AFTERLIFE feels ambitious. And, as you yourself note, the story took several years to carve out to your satisfaction. What about this book—aside from the impeccable storytelling—gives you the greatest sense of pride?
I think writers do their best work when they’re scared of what they’re writing. Scared that it’s too big, too weird, too grand; scared that they won’t be able to pull it off, or that whatever they write will end up a pedestrian version of the thing they imagined.
Before you begin a book, it’s perfect. It’s this shimmering thing, wonderfully woven, ripe with possibility. Then you start writing it, and it falls to earth. That’s the way of things. You can’t let that stop you, and yet you also can’t get comfortable with it.
Honestly, I was scared every day I sat down at the keyboard. But early on I decided that it was better to swing too hard and miss than to play it safe and bunt. I hope people like the book, I really, really do, but whether they do or not, I’m confident that I gave it all I had.
AFTERLIFE is a bit of a genre bender, with clear elements from science fiction and fantasy, as well as thriller. How would you describe this book?
I generally call AFTERLIFE a “speculative thriller.” But honestly, my feeling is that genre is a tool for organizing bookstores. It tells you which aisles you do or don’t want to go down. That’s it.
Seriously, that’s it.
For me, there are two kinds of writing: good and not. All an author can do, our whole job, is to bust our butt trying to land in the former. That means planning stories that inspire, rendering characters that people will miss, polishing every line, every word. That’s my job, and I love it, and I care far more that people enjoy the work than I care what they call it.

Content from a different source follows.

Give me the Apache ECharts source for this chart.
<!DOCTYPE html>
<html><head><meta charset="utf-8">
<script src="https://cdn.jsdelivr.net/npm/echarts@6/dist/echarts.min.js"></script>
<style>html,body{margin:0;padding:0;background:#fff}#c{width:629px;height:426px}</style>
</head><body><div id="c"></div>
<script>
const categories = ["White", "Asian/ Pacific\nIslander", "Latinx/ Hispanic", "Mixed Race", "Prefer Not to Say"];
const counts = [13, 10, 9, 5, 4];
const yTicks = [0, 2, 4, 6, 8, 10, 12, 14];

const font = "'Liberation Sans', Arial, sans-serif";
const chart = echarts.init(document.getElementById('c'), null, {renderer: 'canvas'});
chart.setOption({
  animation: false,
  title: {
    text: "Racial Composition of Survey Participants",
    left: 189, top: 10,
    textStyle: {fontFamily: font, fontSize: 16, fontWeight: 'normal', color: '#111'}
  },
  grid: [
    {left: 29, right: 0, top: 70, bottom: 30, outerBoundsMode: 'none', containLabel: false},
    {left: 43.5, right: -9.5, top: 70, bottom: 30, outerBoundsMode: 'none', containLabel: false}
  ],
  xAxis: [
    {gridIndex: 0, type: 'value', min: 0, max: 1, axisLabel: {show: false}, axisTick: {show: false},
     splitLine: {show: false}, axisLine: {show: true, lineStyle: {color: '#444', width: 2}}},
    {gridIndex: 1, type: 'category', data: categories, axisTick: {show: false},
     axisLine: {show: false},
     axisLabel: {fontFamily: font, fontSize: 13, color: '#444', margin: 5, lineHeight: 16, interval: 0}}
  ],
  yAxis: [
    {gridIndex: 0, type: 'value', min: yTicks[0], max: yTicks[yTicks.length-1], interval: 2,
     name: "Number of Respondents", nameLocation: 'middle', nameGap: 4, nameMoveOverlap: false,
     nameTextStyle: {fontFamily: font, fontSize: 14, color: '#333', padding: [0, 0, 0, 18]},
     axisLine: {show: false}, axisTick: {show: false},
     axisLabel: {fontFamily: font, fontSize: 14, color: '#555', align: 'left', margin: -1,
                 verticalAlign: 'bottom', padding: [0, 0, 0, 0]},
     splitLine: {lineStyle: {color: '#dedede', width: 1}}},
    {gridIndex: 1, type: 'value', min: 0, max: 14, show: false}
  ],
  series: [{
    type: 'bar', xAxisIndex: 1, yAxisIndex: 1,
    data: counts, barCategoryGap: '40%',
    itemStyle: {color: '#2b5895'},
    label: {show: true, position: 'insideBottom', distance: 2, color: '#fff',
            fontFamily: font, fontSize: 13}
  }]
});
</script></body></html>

Often I can discern the underlying themes of a novel, but with AFTERLIFE there seem to be so many important messages, wrapped so beautifully between the mechanics of perfect storytelling and drool-worthy writing. Aside from a great read, and a story that demonstrates the power of love, what do you hope readers take away from this book?

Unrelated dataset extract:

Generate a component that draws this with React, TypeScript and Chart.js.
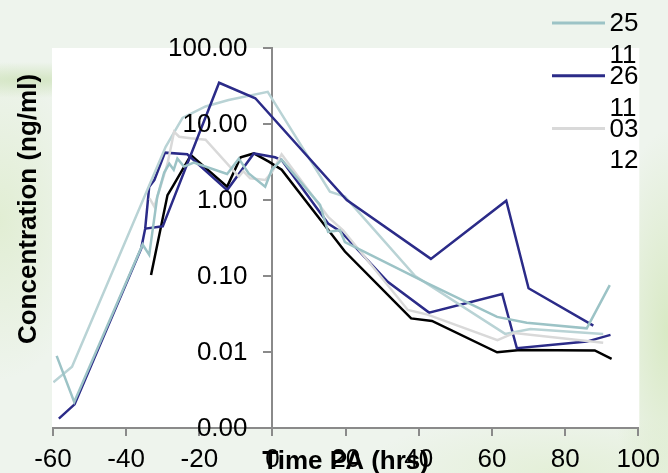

Well, like all of my novels, there is a strong emphasis on responsibility and acting in the interest of others. On the surface, the mechanism of this world I made up can look quite grim, but I don’t see it that way—the people who keep faith, who fight for each other, they win, and they are rewarded. Which is something I believe about life, too.

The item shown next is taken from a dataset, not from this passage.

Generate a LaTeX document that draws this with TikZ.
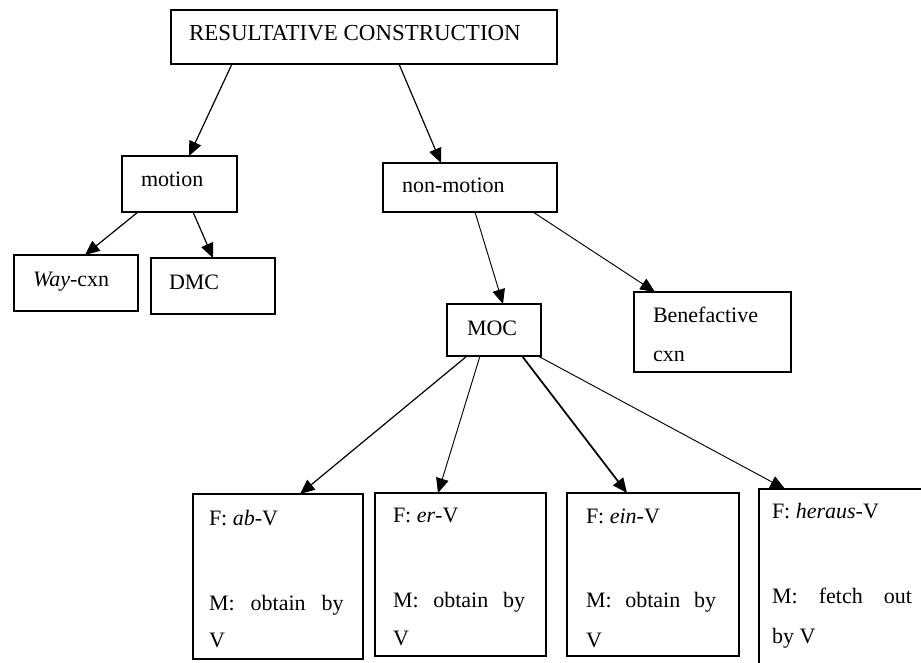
\documentclass[tikz,border=0pt]{standalone}
\usepackage{fontspec}
\setmainfont{Liberation Serif}
\usetikzlibrary{arrows.meta,fit,calc}

\tikzset{
  box/.style={draw, line width=1.2pt, inner sep=0pt, outer sep=0pt},
  lbl/.style={inner sep=0pt, outer sep=0pt, anchor=base west,
              font=\fontsize{16.5}{20}\selectfont},
  title/.style={lbl, font=\fontsize{17.2}{20}\selectfont},
  link/.style={line width=0.9pt, -{Triangle[length=11pt,width=9.5pt]}},
  thin link/.style={link, line width=0.7pt},
  thick link/.style={link, line width=1.3pt},
}

\begin{document}
\begin{tikzpicture}[x=0.75pt,y=-0.75pt]
\useasboundingbox (0,0) rectangle (921,663);
\clip (0,0) rectangle (921,663);

% boxes
\node[box, fit={(171,10) (557,64)}]   (res) {};
\node[box, fit={(122,156) (237,212)}] (motion) {};
\node[box, fit={(383,163) (557,212)}] (nonmotion) {};
\node[box, fit={(14,255) (138,311)}]  (way) {};
\node[box, fit={(151,258) (275,314)}] (dmc) {};
\node[box, fit={(447,304) (541,356)}] (moc) {};
\node[box, fit={(634,292) (791,372)}] (ben) {};
\node[box, fit={(193,494) (363,659)}] (ab) {};
\node[box, fit={(375,493) (546,656)}] (er) {};
\node[box, fit={(567,493) (739,656)}] (ein) {};
\node[box, fit={(759,489) (940,690)}] (heraus) {};

% labels
\node[title] (res-t)  at (189,41)  {RESULTATIVE CONSTRUCTION};
\node[lbl] (motion-t) at (141,187) {motion};
\node[lbl] (nm-t)     at (402,193) {non-motion};
\node[lbl] (way-t)    at (33,286)  {\textit{Way}-cxn};
\node[lbl] (dmc-t)    at (169,289) {DMC};
\node[lbl] (moc-t)    at (467,335) {MOC};
\node[lbl] (ben-t1)   at (653,322) {Benefactive};
\node[lbl] (ben-t2)   at (653,361) {cxn};

\node[lbl] (ab-f)  at (209,525) {F: \textit{ab}-V};
\node[lbl] (ab-m)  at (209,610) {\makebox[101pt][s]{M: obtain by}};
\node[lbl] (ab-v)  at (209,647) {V};

\node[lbl] (er-f)  at (393,522) {F: \textit{er}-V};
\node[lbl] (er-m)  at (393,607) {\makebox[99pt][s]{M: obtain by}};
\node[lbl] (er-v)  at (393,645) {V};

\node[lbl] (ein-f) at (586,523) {F: \textit{ein}-V};
\node[lbl] (ein-m) at (586,607) {\makebox[97.5pt][s]{M: obtain by}};
\node[lbl] (ein-v) at (586,647) {V};

\node[lbl] (her-f) at (772,518) {F: \textit{heraus}-V};
\node[lbl] (her-m) at (772,603) {\makebox[105pt][s]{M: fetch out}};
\node[lbl] (her-v) at (772,643) {by V};

% connectors
\draw[link] ($(res.south west)+(61,0)$)  -- ($(motion.north west)+(67,0)$);
\draw[link] ($(res.south west)+(228,0)$) -- ($(nonmotion.north west)+(58,0)$);
\draw[link] ($(motion.south west)+(16,0)$) -- ($(way.north west)+(71,0)$);
\draw[link] ($(motion.south west)+(71,0)$) -- ($(dmc.north west)+(62,0)$);
\draw[thin link] ($(nonmotion.south west)+(92,0)$)  -- ($(moc.north west)+(56,0)$);
\draw[thin link] ($(nonmotion.south west)+(150,0)$) -- ($(ben.north west)+(21,0)$);
\draw[link] ($(moc.south west)+(20,0)$) -- ($(ab.north west)+(107,0)$);
\draw[thin link] ($(moc.south west)+(33,0)$) -- ($(er.north west)+(63,0)$);
\draw[thick link] ($(moc.south west)+(75,0)$) -- ($(ein.north west)+(60,0)$);
\draw[thin link] ($(moc.south west)+(91,0)$) -- ($(heraus.north west)+(26,0)$);
\end{tikzpicture}
\end{document}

I consciously set out to write a myth. The magical thing about myths is that they can be true without being real. That’s a defining characteristic. Consider the ancient Greeks—do you really think they believed the sun was a god in a gilded chariot, crossing the sky daily?
I don’t. I think they knew it wasn’t real. But it had a truth beyond its reality. The mere act of casting a story around it, like a net, puts form to the world. Stories shape the void. And I wanted to explore that, to write a myth that helped explain some of the things about our world that I do not understand.
Prior to this book, your most recent published works are the three in the Brilliance trilogy—which sold well over a million copies. Given that success, was it difficult to step away from that world and work with new characters?
Honestly, yeah, it was difficult. I’d spent five years with the characters in Brilliance, and I knew and loved them intensely. That’s especially true of the protagonist of those books, Nick Cooper. Every author has certain characters that they just enjoy writing, where sliding into their skins feels like putting on an especially nice suit. Cooper was always that way for me.
Congratulations on the amazing movie deal for AFTERLIFE—I am already itching to see this story on the big screen, particularly in the hands of the very capable Ron Howard. This isn’t your first book to movie adaptation—but I understand you’ll be writing the screenplay for this one. What challenges do you foresee switching gears to screenwriting?
This is the first time I’ve been involved in adapting my own work, and I have to say that as a screenwriter, I spend a lot of time hating the novelist.
Jokes aside, it’s hard. I want to be true to the book, and yet I also don’t want to write a four-hour film. The exciting thing, though, is that it’s a chance to tell the same story in a different way, with different tools. And I’m particularly turned on by what good actors will bring to it—that’s a very different sort of collaboration, watching an actress just kill on a line you wrote.
Beyond the screenplay for AFTERLIFE, what can your fans expect to see from you next?
I’m in the (very) early stages of my next novel. It’s far too soon to discuss specifics.
What I can say is that I love writing these big idea novels, books that find the heart of the plot in an idea extended outward. That’s what I did with Brilliance too, which explored an alternate present where 1% of people were born savants. When 1% of people are objectively better, how do the other 99% of us deal with it? I love building from that kind of concept.
I’ve always admired Michael Crichton. He didn’t concern himself with genre or labels. One book would be about dinosaurs, the next barbarians, the next nanotechnology. But they were united in that each was about an idea and everything that happened in the novel grew from that.